Thanksgiving, 1948, and Iowa farmer Walter Langdon and his wife Rosanna’s eyes meet over the crowded dinner table: “they agreed in that instant: something had created itself from nothing — a dumpy old house had been filled, if only for this moment, with twenty-three different worlds, each of them rich and mysterious.”
That lovely moment occurs in Jane Smiley’s novel, Some Luck, the first in her Last Hundred Years trilogy. When I wrote about the book last fall, I compared it to a fat family photo album, one spanning the years from 1920 to 1953, with each chapter a snapshot of a year in the life of Walter, Rosanna and their five children. The shifting perspectives — sometimes close-up, sometimes wide-angle — make for a saga both epic and intimate.
The same is true of the second installment, Early Warning, which arrived in the spring. Still, it’s less the family album and more like home movies. Some scenes blur, especially in the beginning, as the Langdon family goes forth and multiplies. It takes awhile to become reacquainted with the characters from the last book, even as more arrive. But Smiley doesn’t pause. The action picks up where Some Luck left off, with the 1953 death of patriarch Walter and the family’s reactions to his loss. Again, change is as constant as the seasons.
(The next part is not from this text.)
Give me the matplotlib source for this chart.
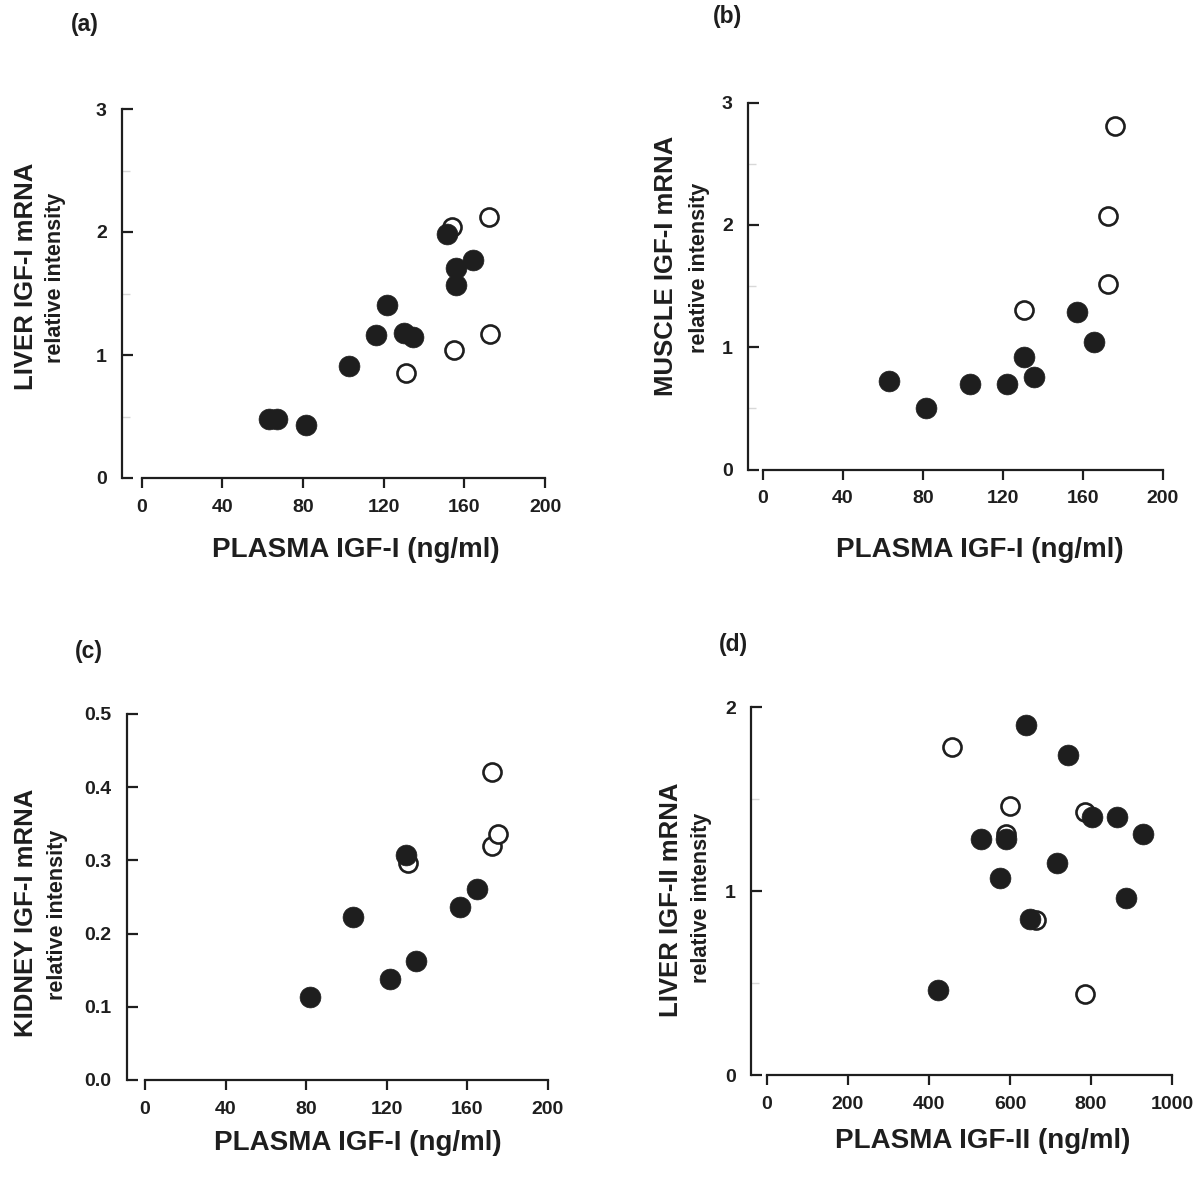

By the time Early Warning ends, we’re emotionally invested in the sprawling Langdon clan, as familiar and frustrating as your own kin. Whatever will they do next? Which brings us to the saga’s finale Golden Age (Knopf Doubleday, digital galley), in which life continues rich and mysterious — as well as messy and random.
By now, it’s 1987, and there are four-going-on-five generations of Langdons. The family tree at the beginning is a necessity. Even so, some cousins fall by the wayside, moving to other parts of the country, staying in touch with birth announcements, long-distance phone calls, maybe showing up for weddings or funerals. Still, enough Langdons move to the forefront to pull at the emotions as they are touched by history — the Reagan years, 9/11, Wall Street shenanigans, wars in Iraq and Afghanistan — that only occasionally feels schematic. Smiley is skilled at melding the personal with the political, everyday life with grand themes, so it’s not especially surprising that a Langdon great-grandson and Iraq war veteran has a problem with meth, or that his great aunt finally rids herself of a controlling husband in favor of a quiet, kindly man from her hometown. Twins Michael and Richie remain fierce rivals in business and politics, and revenge is, indeed, served cold. Their sister Janet continues to hate her father Frank from faraway, seeking solace in California and training horses.
But Frank, eldest of the original Langdon offspring, surprises by mellowing in his later years and reconciling with ethereal Andy, who turns out to be made of sterner stuff when dealing with a devious son and a domineering daughter-in-law. Frank’s younger brother Henry, a gay history professor, ends up in Washington, D.C., becoming an adoptive father in old age, while brother Joe and his son Jesse struggle to hang on to the family farm back in Iowa.
About the farm. Agribusiness, climate change, genetically modified seeds. The near-future is not kind to the Langdon acres, or, indeed to America as a whole. The post-Obama years trend toward the dystopian. No wonder some Langdons wonder if they’ve already lived through their golden age. But while elderly Claire finds a sheen to her closely held memories of hearth and home, there are young Langdons looking out and ahead. The sun also rises. Did anyone say farm to table?